La separación entre Estado y religión es uno de los grandes aportes del liberalismo al Estado democrático y su práctica tiene una comprobada importancia histórica. Al mismo tiempo mantiene una vigencia elemental, ya que entraña una cuestión tan simple como profunda, es decir, busca evitar los enfrentamientos sociales, al diferenciar claramente las pistas, por decirlo coloquialmente. Las cuestiones de culto están sujetas a la doctrina y se mueven por la fe, en tanto que la política debe estar sujetas al escrutinio, la discusión y la conducción racional de las decisiones de interés general.

Como se ve, la línea de separación parece no ser tan clara en ocasiones, si bien resulta fundamental insistir en su mantenimiento. Ello hace relevante la reciente aprobación en la Cámara de Diputados, con poco más de 360 votos y el respaldo de casi todos los partidos representados, de la reforma al artículo 40 de la Constitución para incorporar el carácter de laicidad al Estado mexicano, intentando con ello reforzar la separación de los asuntos públicos y religiosos.

En la fundamentación del dictamen formulada por el presidente de la Comisión de Puntos Constitucionales, se dijo que dicha iniciativa da continuidad y confirma la trayectoria de los constitucionalistas de 1857 y 1917, constatando que con base en la experiencia colectiva nacional y de otros países, la laicidad es una fórmula eficaz para la convivencia plural.

Sin restar validez al esfuerzo parlamentario, lo cierto es que el tema amerita seguir discutiéndose permanentemente con el fin de evitar posibles retrocesos o confusiones, máxime cuando la experiencia histórica nos demuestra que el tema no ha quedado nunca saldado en realidad.
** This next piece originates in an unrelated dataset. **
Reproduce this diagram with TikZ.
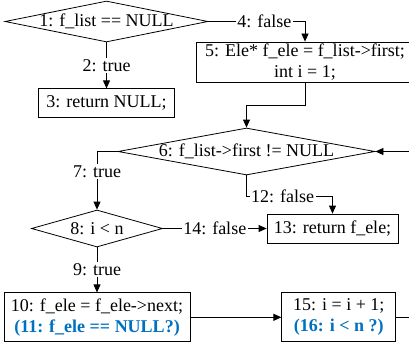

Sabemos además que en un país como el nuestro, la aplicación y el respeto de la ley no son precisamente las divisas que caracterizan a la actividad pública y política. Por lo demás, debe ser reforzado a través del debate continuo y la discusión informada, a fin de lograr su amplia aceptación y conocimiento toda vez que no se trata de procesos acabados y que se decidan por el acto de un plumazo. Ello apunta directamente a la educación, que es uno de los campos primordiales en donde se requiere mantener este debate abierto y en constante evolución para beneficio de los actuales y futuros ciudadanos del país. Todos tenemos derecho a aprender y conocer el por qué de esta separación, sus causas y raíces, así como de su importancia. Los que parecen debates muertos o verdades comprobadas, al cabo de ciertas coyunturas y episodios parecen cobrar nueva vigencia. Si lo que se persigue es crear las condiciones para que los individuos se conviertan a la postre en ciudadanos comprometidos y respetuosos de las instituciones deben estar informados sobre una base permanente y, por ello, es preferible optar por la transparencia y la discusión abierta a partir de las condiciones que permitan una discusión informada.

Ello viene a colación también si se toman en cuenta experiencias contemporáneas y similares en otros países. En el estado de Texas, en Estados Unidos, por ejemplo, existen influyentes corrientes de opinión que sostienen que los autores de la Constitución estadunidense tenían la clara intención de que ese país fuera una nación cristiana, noción que han venido promoviendo decididamente en el seno de la junta estatal educativa, la cual define los parámetros de la enseñanza en esa región y que, a decir de los entendidos, podría también impactar en las directrices de la educación a nivel nacional.

Hace unos años, cuando iniciaron las negociaciones para elaborar una Constitución de la Unión Europea, se abrió un fuerte debate tras los embates de algunos de sus países miembros por incorporar en el Tratado constitucional referencias a la influencia histórica del cristianismo en la convergencia europea.

En todos lados se cuecen habas. Volveremos al tema en siguientes colaboraciones.